Of course, there are still days when I wonder if I made the right decision, the job never loses it’s “luster” but I am truly better off in every way. I am excited to save our money and travel again soon. Of all the things I learned– learning how to travel has been one of the biggest lessons. HOW TO BE A GOOD TRAVELER, that’s a post for another day! Because, no offense, but so..so..so many of you are doing it wrong.

Until next time, friends!

3 thoughts on “Why I Quit My Flight Attendant Job”
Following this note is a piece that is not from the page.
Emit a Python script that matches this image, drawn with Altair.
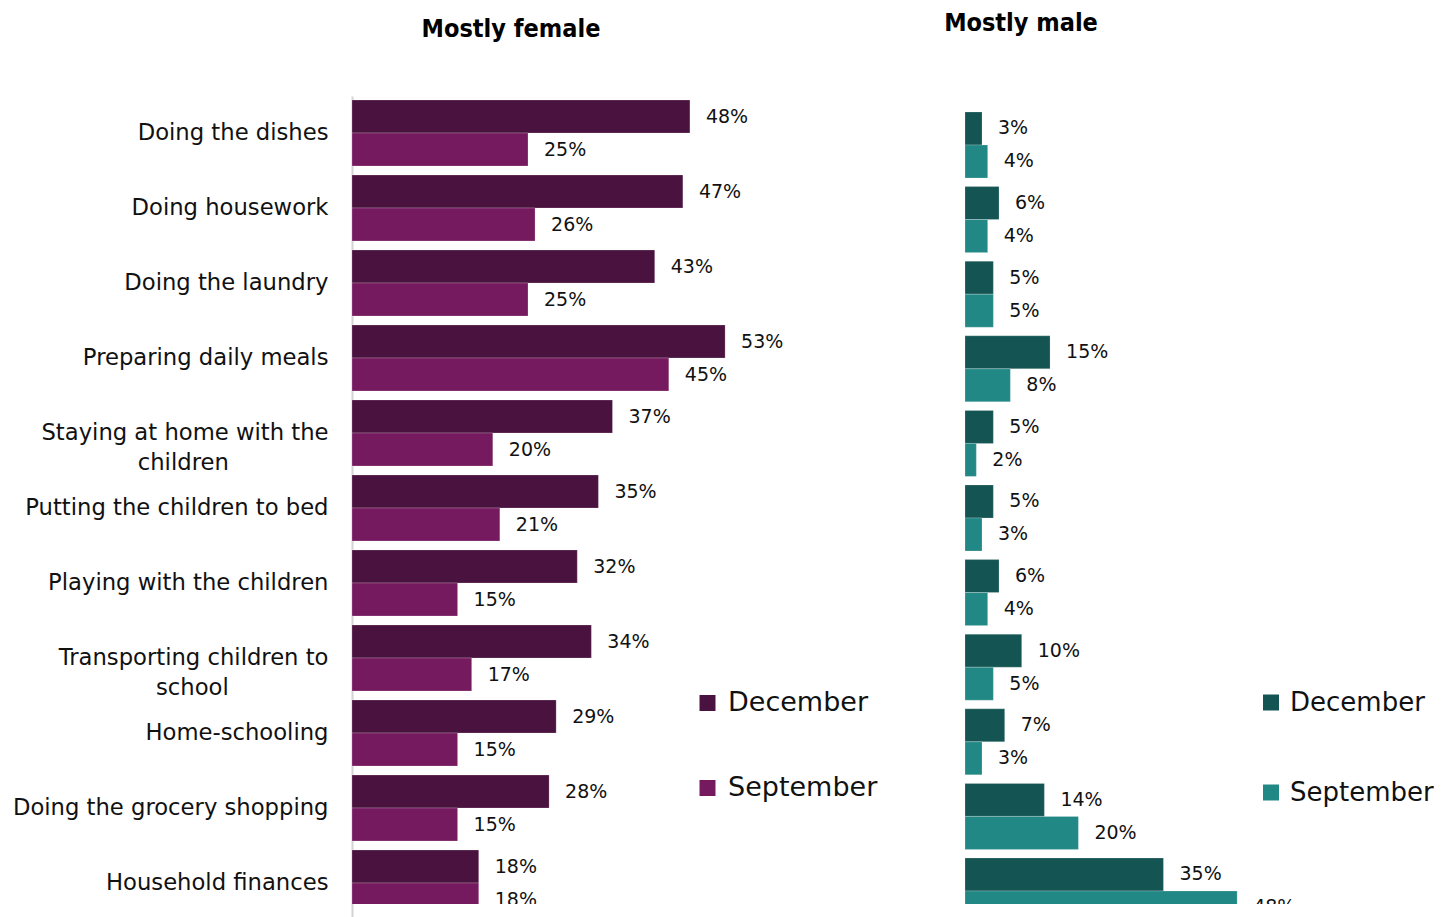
import altair as alt
import pandas as pd

PAD = "\u2800"
categories = [
    "Doing the dishes",
    "Doing housework",
    "Doing the laundry",
    "Preparing daily meals",
    "Staying at home with the|children" + PAD * 6,
    "Putting the children to bed",
    "Playing with the children",
    "Transporting children to|school" + PAD * 6,
    "Home-schooling",
    "Doing the grocery shopping",
    "Household finances",
]
months = ["December", "September"]
female_dec = [48, 47, 43, 53, 37, 35, 32, 34, 29, 28, 18]
female_sep = [25, 26, 25, 45, 20, 21, 15, 17, 15, 15, 18]
male_dec = [3, 6, 5, 15, 5, 5, 6, 10, 7, 14, 35]
male_sep = [4, 4, 5, 8, 2, 3, 4, 5, 3, 20, 48]

FONT = "DejaVu Sans"


def long_df(dec, sep):
    rows = []
    for c, d, s in zip(categories, dec, sep):
        rows.append({"category": c, "month": "December", "value": d, "label": f"{d}%"})
        rows.append({"category": c, "month": "September", "value": s, "label": f"{s}%"})
    return pd.DataFrame(rows)


df_f = long_df(female_dec, female_sep)
df_m = long_df(male_dec, male_sep)

VIEW_H = 808


def panel(df, colors, width, xmax, full_h, p_inner, p_outer, show_axis, title,
          title_dx, title_offset, leg_x, leg_y, leg_rowpad, leg_font, leg_off):
    if show_axis:
        yaxis = alt.Axis(
            title=None, ticks=False, grid=False, labelFont=FONT, labelFontSize=22.7,
            labelColor="#111111", labelPadding=24, labelLimit=500,
            labelExpr="split(datum.value, '|')", labelLineHeight=30,
            domainColor="#d4d4d4", domainWidth=2,
        )
    else:
        yaxis = None
    y = alt.Y("category:N", sort=categories, axis=yaxis,
              scale=alt.Scale(paddingInner=p_inner, paddingOuter=p_outer,
                              range=[0, full_h]))
    x = alt.X("value:Q", axis=None, scale=alt.Scale(domain=[0, xmax], nice=False))
    yo = alt.YOffset("month:N", sort=months)
    base = alt.Chart(df)
    bars = base.mark_bar(clip=True, stroke="#ffffff", strokeOpacity=0.35,
                         strokeWidth=0.6).encode(
        y=y, x=x, yOffset=yo,
        color=alt.Color(
            "month:N",
            scale=alt.Scale(domain=months, range=colors),
            legend=alt.Legend(
                title=None, orient="none", legendX=leg_x, legendY=leg_y, padding=0,
                columnPadding=0, offset=0,
                symbolType="square", symbolSize=256, symbolStrokeWidth=0,
                symbolOpacity=1, labelFont=FONT, labelFontSize=leg_font,
                labelColor="#111111", labelOffset=leg_off, rowPadding=leg_rowpad,
            ),
        ),
    )
    text = base.mark_text(clip=True, align="left", baseline="middle", dx=16, font=FONT,
                          fontSize=19, color="#111111").encode(
        y=y, x=x, yOffset=yo, text="label:N"
    )
    return alt.layer(bars, text).properties(
        width=width, height=VIEW_H,
        title=alt.TitleParams(
            title, anchor="middle", frame="group", dx=title_dx, offset=title_offset,
            font="DejaVu Sans Condensed", fontSize=25, fontWeight="bold",
            color="#000000", baseline="alphabetic",
        ),
    ).resolve_scale(color="independent")


T = 96
left = panel(df_f, ["#4a123e", "#761a60"], 500, 500 / 7.04, 824, 0.12, 4 / 75, True,
             "Mostly female", -91, 34, 342, 702 - 13.5 - T + 1, 57, 27, 7)
right = panel(df_m, ["#145452", "#218885"], 450, 450 / 5.67, 844, 0.115, 16 / 74.6, False,
              "Mostly male", -169, 40, 293, 702 - 13.5 - T + 1, 64, 26, 6)

chart = alt.hconcat(left, right, spacing=113, bounds="flush").resolve_scale(
    color="independent"
).properties(
    padding={"left": 4, "top": 3, "right": 0, "bottom": 0}
).configure_view(stroke=None)

chart.save("out.html", embed_options={"renderer": "svg", "actions": False})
  1. I am so thankful I found this blog! I too am a new flight attendant, working at the same company you did, AND commuting from Chattanooga. IT IS ROUGH! I’m just trying to make it through probation without falling apart completely. Could I possibly email you with a few questions? Thank you!

    Liked by 1 person

  2. I am considering quitting, but only because I applied for a pilot cadet program. Since that interview, I’ve found it increasingly difficult to enjoy being a flight attendant. I am
    A veteran with a collage degree and a very impressive resume. I picked up this job for the “fluff” of it. But I’m tired of being treated like a human trash can, an adult babysitter and a servant and who is supposed to wait on passengers hand and foot. Some flight attendants are ok with this and make service their priority, even at the risk of their own safety. But I couldn’t be more over it. I also got fat and I’m constantly tired. Now I’m in my 30s and this job has declined my mental and physical health tremendously. At least as a pilot I will be able to enjoy the benefits, the freedom and get a little dignity and respect. Passengers are more combative than ever- with the expectation that we are their personal servants- not understanding, caring or appreciating all of the moving parts that go into commercial air travel.